Given exercise:
Return every line of the data below that includes the string "matches".
......
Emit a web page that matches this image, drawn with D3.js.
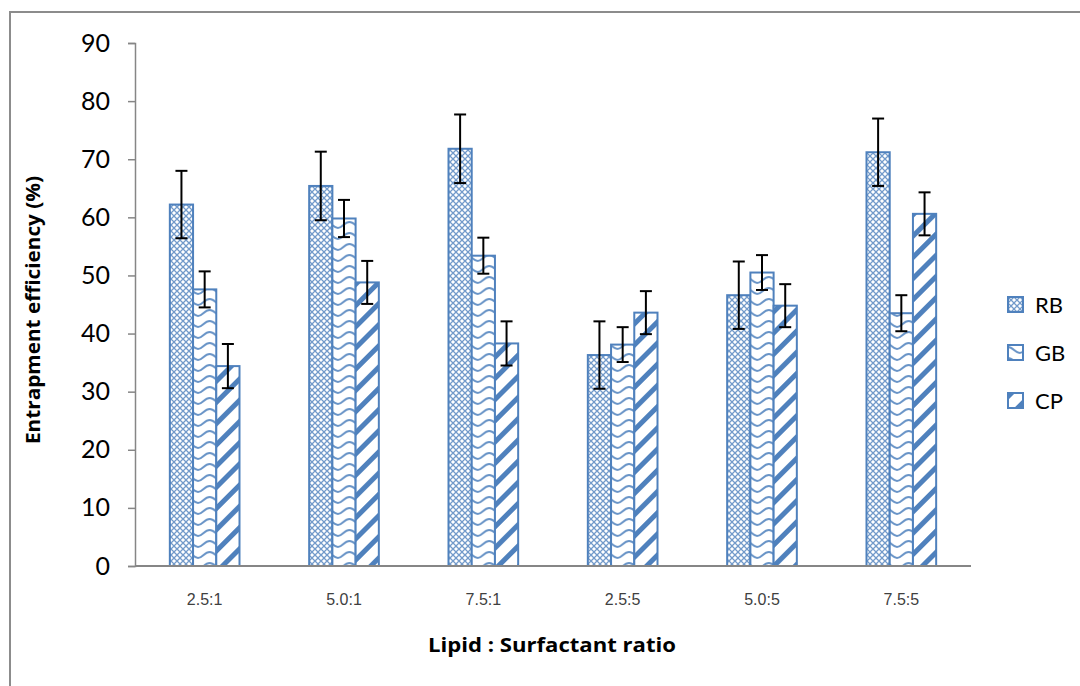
<!DOCTYPE html>
<meta charset="utf-8">
<script src="https://d3js.org/d3.v7.min.js"></script>
<style>
body { margin: 0; background: #fff; }
svg { display: block; font-family: Lato, "Open Sans", sans-serif; }
</style>
<body>
</body>
<script>

var ratios = ["2.5:1", "5.0:1", "7.5:1", "2.5:5", "5.0:5", "7.5:5"];
var seriesNames = ["RB", "GB", "CP"];
var rbValues = [62.2, 65.4, 71.8, 36.3, 46.6, 71.2];
var gbValues = [47.6, 59.8, 53.4, 38.1, 50.5, 43.5];
var cpValues = [34.4, 48.8, 38.3, 43.6, 44.8, 60.6];
var rbErrors = [5.8, 5.9, 5.9, 5.8, 5.8, 5.8];
var gbErrors = [3.1, 3.2, 3.1, 3.0, 3.0, 3.1];
var cpErrors = [3.8, 3.7, 3.8, 3.7, 3.7, 3.7];
var yTicks = [0, 10, 20, 30, 40, 50, 60, 70, 80, 90];

var blue = "#4f81bd";
var width = 1080, height = 686;

var svg = d3.select("body").append("svg")
  .attr("width", width)
  .attr("height", height);

// chart frame (right & bottom edges fall outside the picture)
svg.append("rect")
  .attr("x", 10).attr("y", 12)
  .attr("width", 1100).attr("height", 700)
  .attr("fill", "none")
  .attr("stroke", "#8c8c8c")
  .attr("stroke-width", 2);

var defs = svg.append("defs");

// RB : small diamond lattice
var p1 = defs.append("pattern").attr("id", "pat-RB")
  .attr("patternUnits", "userSpaceOnUse").attr("width", 6).attr("height", 6);
p1.append("rect").attr("width", 6).attr("height", 6).attr("fill", "#fff");
p1.append("path").attr("d", "M0,0L6,6M6,0L0,6")
  .attr("stroke", blue).attr("stroke-width", 1.3).attr("stroke-opacity", 0.8);

// GB : waves
var p2 = defs.append("pattern").attr("id", "pat-GB")
  .attr("patternUnits", "userSpaceOnUse").attr("width", 23.3).attr("height", 11);
p2.append("rect").attr("width", 23.3).attr("height", 11).attr("fill", "#fff");
p2.append("path").attr("d", "M0,2 C5,2 7,8 11.65,8 C16,8 18,2 23.3,2")
  .attr("fill", "none").attr("stroke", blue).attr("stroke-width", 2).attr("stroke-opacity", 0.85);

// CP : wide upward diagonal
var p3 = defs.append("pattern").attr("id", "pat-CP")
  .attr("patternUnits", "userSpaceOnUse").attr("width", 15).attr("height", 15)
  .attr("patternTransform", "rotate(45)");
p3.append("rect").attr("width", 15).attr("height", 15).attr("fill", "#fff");
p3.append("rect").attr("width", 5).attr("height", 15).attr("fill", blue);

var margin = { left: 135, right: 109, top: 43, bottom: 120 };

var x0 = d3.scaleBand()
  .domain(ratios)
  .range([margin.left, width - margin.right])
  .paddingInner(0.5)
  .paddingOuter(0.25);

var x1 = d3.scaleBand()
  .domain(seriesNames)
  .range([0, x0.bandwidth()]);

var y = d3.scaleLinear()
  .domain([0, 90])
  .range([height - margin.bottom, margin.top]);

// y axis
var yAxis = svg.append("g")
  .attr("transform", "translate(" + margin.left + ",0)")
  .call(d3.axisLeft(y).tickValues(yTicks).tickSize(7).tickPadding(18));
yAxis.select(".domain").attr("stroke", "#868686").attr("stroke-width", 1.5);
yAxis.selectAll(".tick line").attr("stroke", "#868686").attr("stroke-width", 1.5);
yAxis.selectAll(".tick text")
  .attr("font-family", "Lato, sans-serif")
  .attr("font-size", 25)
  .attr("fill", "#000");

// x axis
var xAxis = svg.append("g")
  .attr("transform", "translate(0," + y(0) + ")")
  .call(d3.axisBottom(x0).tickSize(0).tickPadding(28).tickSizeOuter(0));
xAxis.select(".domain").remove();
xAxis.selectAll(".tick text")
  .attr("font-family", "Liberation Sans, Arial, sans-serif")
  .attr("font-size", 16)
  .attr("fill", "#404040");

var series = seriesNames.map(function(name, i) {
  var vals = [rbValues, gbValues, cpValues][i];
  var errs = [rbErrors, gbErrors, cpErrors][i];
  return ratios.map(function(r, j) {
    return { ratio: r, series: name, value: vals[j], err: errs[j] };
  });
});
var flat = [].concat.apply([], series);

svg.append("g").selectAll("rect")
  .data(flat).enter().append("rect")
  .attr("x", function(d) { return x0(d.ratio) + x1(d.series); })
  .attr("y", function(d) { return y(d.value); })
  .attr("width", x1.bandwidth())
  .attr("height", function(d) { return y(0) - y(d.value); })
  .attr("fill", function(d) { return "url(#pat-" + d.series + ")"; })
  .attr("stroke", blue)
  .attr("stroke-width", 2);

// x axis line over bars
svg.append("line")
  .attr("x1", margin.left).attr("x2", width - margin.right)
  .attr("y1", y(0)).attr("y2", y(0))
  .attr("stroke", "#868686").attr("stroke-width", 2);

// error bars
var eg = svg.append("g").selectAll("g")
  .data(flat).enter().append("g")
  .attr("transform", function(d) { return "translate(" + (x0(d.ratio) + x1(d.series) + x1.bandwidth() / 2) + ",0)"; })
  .attr("stroke", "#000").attr("stroke-width", 2);
eg.append("line")
  .attr("y1", function(d) { return y(d.value + d.err); })
  .attr("y2", function(d) { return y(d.value - d.err); });
eg.append("line").attr("x1", -6).attr("x2", 6)
  .attr("y1", function(d) { return y(d.value + d.err); })
  .attr("y2", function(d) { return y(d.value + d.err); });
eg.append("line").attr("x1", -6).attr("x2", 6)
  .attr("y1", function(d) { return y(d.value - d.err); })
  .attr("y2", function(d) { return y(d.value - d.err); });

// axis titles
svg.append("text")
  .attr("transform", "translate(40,310) rotate(-90)")
  .attr("text-anchor", "middle")
  .attr("font-family", "Open Sans, sans-serif")
  .attr("font-weight", "bold")
  .attr("font-size", 20)
  .attr("textLength", 268)
  .attr("lengthAdjust", "spacingAndGlyphs")
  .text("Entrapment efficiency (%)");

svg.append("text")
  .attr("x", 552).attr("y", 652)
  .attr("text-anchor", "middle")
  .attr("font-family", "Open Sans, sans-serif")
  .attr("font-weight", "bold")
  .attr("font-size", 20)
  .attr("textLength", 248)
  .attr("lengthAdjust", "spacingAndGlyphs")
  .text("Lipid : Surfactant ratio");

// legend
var legend = svg.append("g").selectAll("g")
  .data(seriesNames).enter().append("g")
  .attr("transform", function(d, i) { return "translate(1008," + (297 + i * 48) + ")"; });
legend.append("rect")
  .attr("width", 15).attr("height", 15)
  .attr("fill", function(d) { return "url(#pat-" + d + ")"; })
  .attr("stroke", blue).attr("stroke-width", 2);
legend.append("text")
  .attr("x", 27).attr("y", 16)
  .attr("font-size", 22)
  .text(function(d) { return d; });

</script>
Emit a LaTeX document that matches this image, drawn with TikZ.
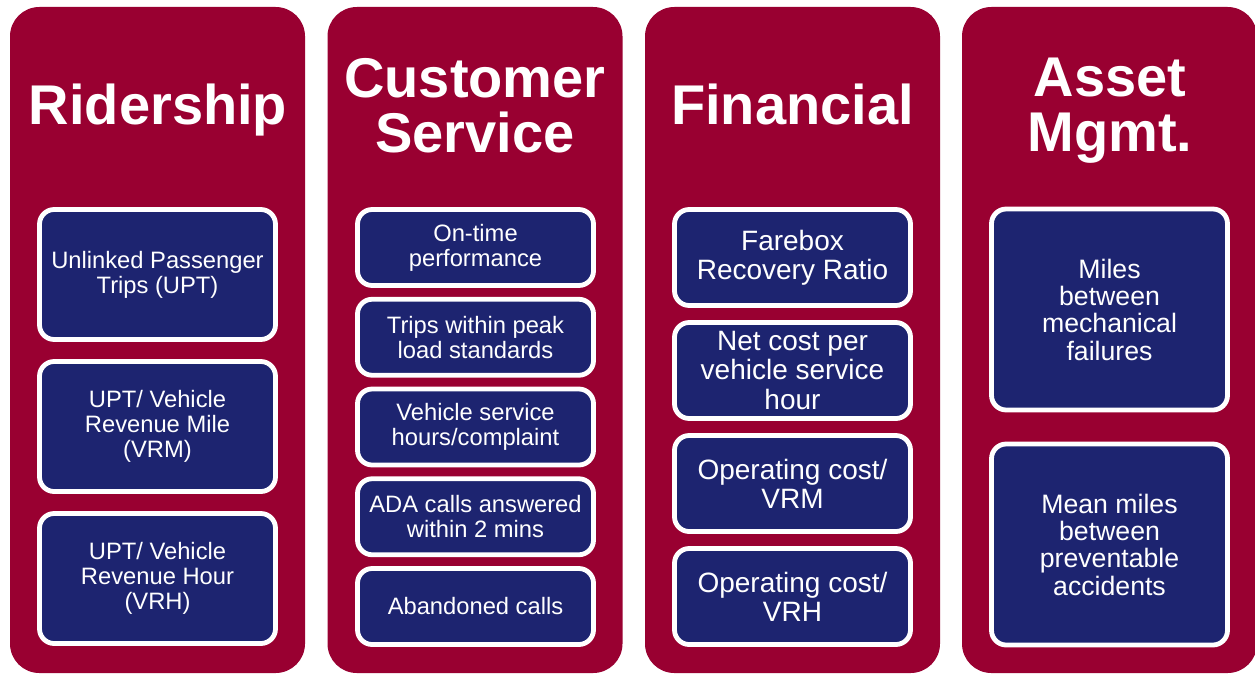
\documentclass[tikz,border=0pt]{standalone}
\usepackage{fontspec}
\setmainfont{Liberation Sans}
\usepackage{xcolor}
\usetikzlibrary{positioning}
\definecolor{kpired}{RGB}{153,0,49}
\definecolor{kpinavy}{RGB}{29,36,112}

\tikzset{
	group/.style={fill=kpired, draw=none, rounded corners=22pt, minimum width=221.25pt, minimum height=499.5pt, inner sep=0pt},
	heading/.style={text=white, align=center, font=\fontsize{42}{41}\selectfont\bfseries},
	kpi/.style={fill=kpinavy, draw=white, line width=3.6pt, rounded corners=11pt, text=white, align=center, inner sep=2pt, minimum width=177pt},
	small/.style={kpi, font=\fontsize{17.8}{18.7}\selectfont},
	big/.style={kpi, font=\fontsize{21}{21.8}\selectfont},
	mid/.style={kpi, font=\fontsize{20}{20.5}\selectfont}
}

\begin{document}
\begin{tikzpicture}[x=0.75pt, y=-0.75pt]
	\useasboundingbox (0,0) rectangle (1255,674);
	\node (rider) [group] at (157.5,340) {};
	\node (cust) [group] at (475,340) {};
	\node (fin) [group] at (792.5,340) {};
	\node (asset) [group] at (1109.5,340) {};
	\node (riderT) [heading] at (158,110) {Ridership};
	\node (custT) [heading] at (475,106) {Customer\\Service};
	\node (finT) [heading] at (792.5,104) {Financial};
	\node (assetT) [heading] at (1110,111) {Asset\\Mgmt.};
	% Ridership
	\node (r1) [small, minimum height=97.5pt] at (157.5,274.5) {Unlinked Passenger\\Trips (UPT)};
	\node (r2) [small, minimum height=97.5pt] at (157.5,426.5) {UPT/ Vehicle\\Revenue Mile\\(VRM)};
	\node (r3) [small, minimum height=97.5pt] at (157.5,578.5) {UPT/ Vehicle\\Revenue Hour\\(VRH)};
	% Customer Service
	\node (c1) [small, minimum height=57pt] at (475.5,247.5) {On-time\\performance};
	\node (c2) [small, minimum height=57pt] at (475.5,337.25) {Trips within peak\\load standards};
	\node (c3) [small, minimum height=57pt] at (475.5,427) {Vehicle service\\hours/complaint};
	\node (c4) [small, minimum height=57pt] at (475.5,516.75) {ADA calls answered\\within 2 mins};
	\node (c5) [small, minimum height=57pt] at (475.5,606.5) {Abandoned calls};
	% Financial
	\node (f1) [big, minimum height=72pt] at (792.5,257.5) {Farebox\\Recovery Ratio};
	\node (f2) [big, minimum height=72pt] at (792.5,370.5) {Net cost per\\vehicle service\\hour};
	\node (f3) [big, minimum height=72pt] at (792.5,483.5) {Operating cost/\\VRM};
	\node (f4) [big, minimum height=72pt] at (792.5,596.5) {Operating cost/\\VRH};
	% Asset Mgmt.
	\node (a1) [mid, minimum height=150.75pt] at (1109.5,309.5) {Miles\\between\\mechanical\\failures};
	\node (a2) [mid, minimum height=150.75pt] at (1109.5,544.5) {Mean miles\\between\\preventable\\accidents};
\end{tikzpicture}
\end{document}
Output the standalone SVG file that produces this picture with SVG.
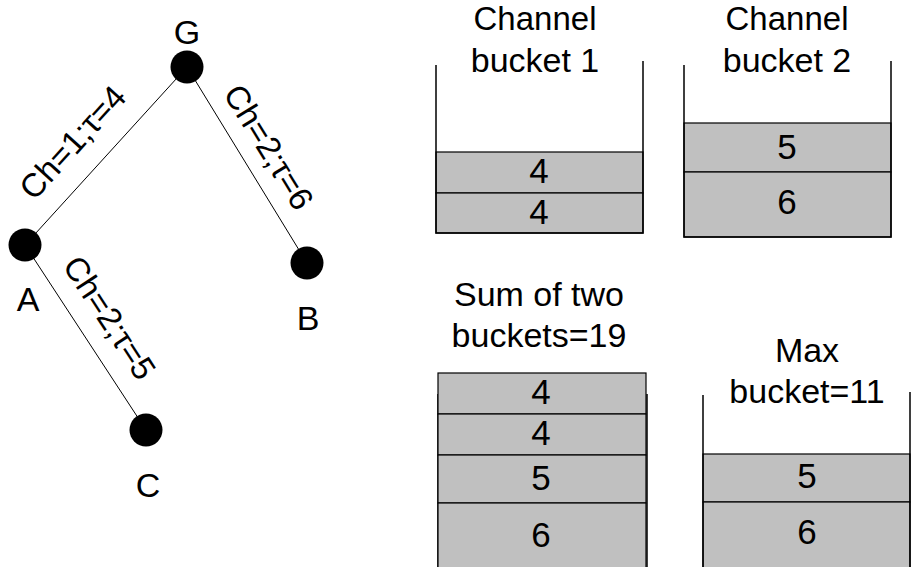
<svg xmlns="http://www.w3.org/2000/svg" width="918" height="567" viewBox="0 0 918 567">
<style>
text{font-family:"Liberation Sans",Arial,sans-serif;font-size:34px;fill:#000;text-anchor:middle}
text.num{font-size:35px}
text.el{font-size:33px}
text.top{font-size:33px}
.edge{stroke:#000;stroke-width:1;fill:none}
.node{fill:#000}
.bkt{stroke:#000;stroke-width:1.5;fill:none}
.blk{fill:#C0C0C0;stroke:#000;stroke-width:1.2}
</style>
<rect width="918" height="567" fill="#fff"/>
<g id="connectors">
<line class="edge" x1="187" y1="67" x2="25" y2="245"/>
<line class="edge" x1="187" y1="67" x2="307" y2="263"/>
<line class="edge" x1="25" y1="245" x2="146" y2="430"/>
<text class="el" transform="translate(81,150) rotate(-47.7)">Ch=1;τ=4</text>
<text class="el" transform="translate(259,153) rotate(58.5)">Ch=2;τ=6</text>
<text class="el" transform="translate(100,324) rotate(56.8)">Ch=2;τ=5</text>
</g>
<g id="node-G"><circle class="node" cx="187" cy="67" r="16.5"/><text x="187" y="44">G</text></g>
<g id="node-A"><circle class="node" cx="25" cy="245" r="16.5"/><text x="28" y="311">A</text></g>
<g id="node-B"><circle class="node" cx="307" cy="263" r="16.5"/><text x="308" y="330">B</text></g>
<g id="node-C"><circle class="node" cx="146" cy="430" r="16.5"/><text x="148" y="497">C</text></g>
<g id="bucket1">
<text class="top" x="535" y="30">Channel</text>
<text x="535" y="72">bucket 1</text>
<rect class="blk" x="436" y="152" width="207" height="41"/>
<rect class="blk" x="436" y="193" width="207" height="40"/>
<path class="bkt" d="M436 65V233H643V61"/>
<text class="num" x="539" y="183">4</text>
<text class="num" x="539" y="224">4</text>
</g>
<g id="bucket2">
<text class="top" x="787" y="30">Channel</text>
<text x="787" y="72">bucket 2</text>
<rect class="blk" x="684" y="123" width="207" height="49"/>
<rect class="blk" x="684" y="172" width="207" height="65"/>
<path class="bkt" d="M684 65V237H891V61"/>
<text class="num" x="787" y="159">5</text>
<text class="num" x="787" y="214">6</text>
</g>
<g id="sum">
<text x="539" y="306">Sum of two</text>
<text x="539" y="347">buckets=19</text>
<path class="bkt" d="M438 394V570M647 394V570"/>
<rect class="blk" x="438" y="373" width="208" height="41"/>
<rect class="blk" x="438" y="414" width="208" height="41"/>
<rect class="blk" x="438" y="455" width="208" height="48"/>
<rect class="blk" x="438" y="503" width="208" height="70"/>
<text class="num" x="541" y="404">4</text>
<text class="num" x="541" y="445">4</text>
<text class="num" x="541" y="490">5</text>
<text class="num" x="541" y="547">6</text>
</g>
<g id="max">
<text x="807" y="362">Max</text>
<text x="807" y="403">bucket=11</text>
<rect class="blk" x="703" y="454" width="207" height="48"/>
<rect class="blk" x="703" y="502" width="207" height="70"/>
<path class="bkt" d="M703 395V570M910 392V570"/>
<text class="num" x="807" y="488">5</text>
<text class="num" x="807" y="544">6</text>
</g>
</svg>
......
Worked solution:
Emit a web page that matches this image, drawn with D3.js.
Emit a LaTeX document that matches this image, drawn with TikZ.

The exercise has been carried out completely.